L’expérience de la gestion des crises, en Côte d’Ivoire, en Guinée, en Bosnie, à Madagascar, en Centrafrique, au Tchad ou à Djibouti montre que l’immobilisme engendre la mort. Or, quelle que soit la situation, il y a toujours les voies et moyens d’agir. Seule l’action concrète, l’action réfléchie, l’action organisée, et surtout l’action immédiate, prévoyant des objectifs de très court terme modestes, de moyen terme plus ambitieux, et de long terme à portée nationale et régionale, serait de nature à contrecarrer le grand malheur qui se prépare sous nos yeux.
Il est urgent de lancer des actions concrètes visant à contribuer à restaurer la confiance des communautés, à occuper les esprits, à procurer localement un tout petit peu de mieux-être, à réconcilier durablement…
Il faut maintenir ensuite le mouvement de façon mécanique et l’accompagner médiatiquement. Praticien de la gestion des conflits, j’ai utilisé cette méthode à plusieurs reprises en situation de crise, en Guinée et en Côte d’Ivoire notamment.

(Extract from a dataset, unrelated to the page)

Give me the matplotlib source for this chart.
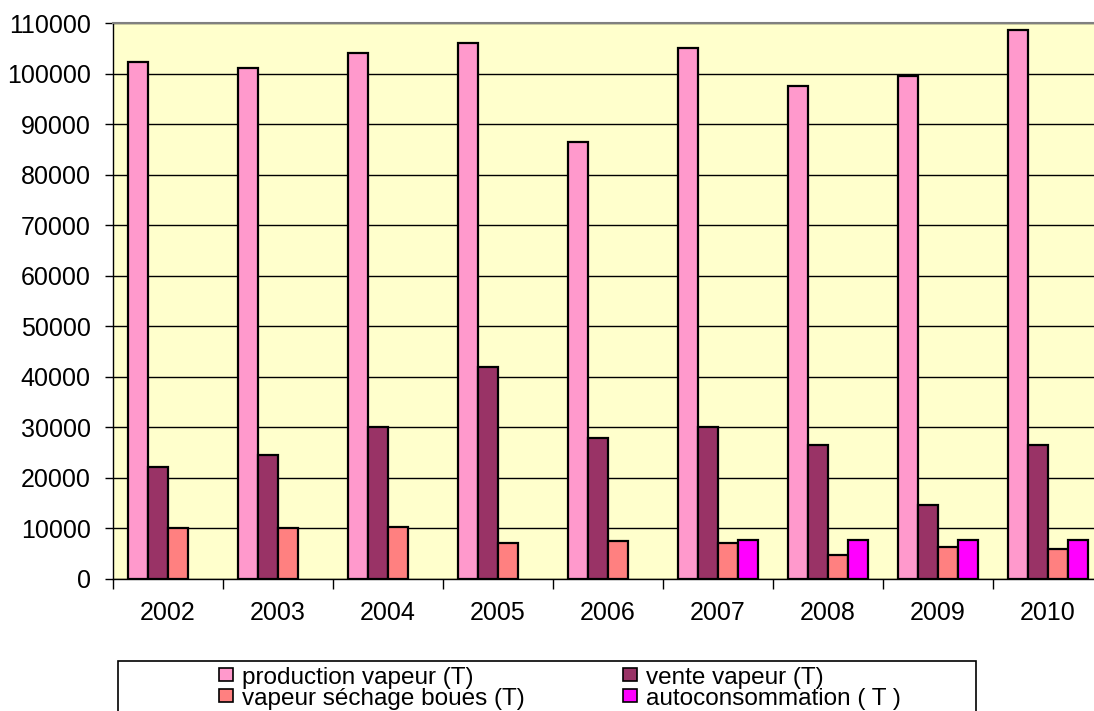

Cette méthode requiert quand même quelques conditions impératives, dont la toute première est la prise de conscience collective de ce qui nous attend sans réponse proposée. Entendons-nous bien, quand je parle de prise de conscience collective, j’évoque bien tous les acteurs, en Afrique, en Europe, à l’ONU… Chacun doit être persuadé du risque pris à ne rien faire.
Démantèlement des milices. D’autres conditions sont nécessaires, et notamment une volonté politique inébranlable de changer les choses, des acteurs locaux mobilisés, motivés qui s’emparent de la gestion des actions, des moyens financiers à la hauteur (en l’occurrence, un centième des enveloppes annoncées pour la zone par les différents contributeurs devrait largement couvrir les besoins). Avec un dixième du budget annuel de la Minusma, qui se monte à plus d’un milliard d’euros par an, on pourrait financer toutes les actions de court terme.
Enfin, et comme quoi il ne faut pas toujours désespérer, j’ai relevé récemment quelques propositions émanant d’un chercheur associé au laboratoire Les Afriques dans le Monde (LAM, Université Bordeaux Montaigne), Boubacar Haïdara, pour « enrayer la spirale de la violence dans le centre du Mali » :
- Un démarquage total de l’Etat des groupes armés communautaires incontrôlables et aux activités répréhensibles, et leur désarmement voire leur dissolution pure et simple ;
- Une fermeté affichée de l’Etat vis-à-vis des prévarications des militaires (obligation pour eux de répondre à l’appel des communautés dans le besoin), et vis-à-vis de ceux coupables d’exactions extrajudiciaires. L’Etat devra, en outre, identifier, appréhender et punir les auteurs de crimes afin de combattre l’impunité qui a fortement contribué à l’expansion du niveau des violences sur le terrain ;
- La Minusma pourrait enfin concrètement s’investir de son rôle de protection des civils et de facilitation du dialogue entre les parties ;
- Des campagnes de sensibilisation inclusives, visant à faire évoluer les représentations qui aujourd’hui font systématiquement du Peul un jihadiste, pourraient être lancées par le gouvernement de Bamako. Cela demande aussi que les populations peules se désolidarisent des actes répréhensibles commis en leurs noms par certains des leurs, ou qui s’identifient comme tels, à l’exemple de la campagne « Not in my name » des musulmans de Grande-Bretagne contre l’État islamique.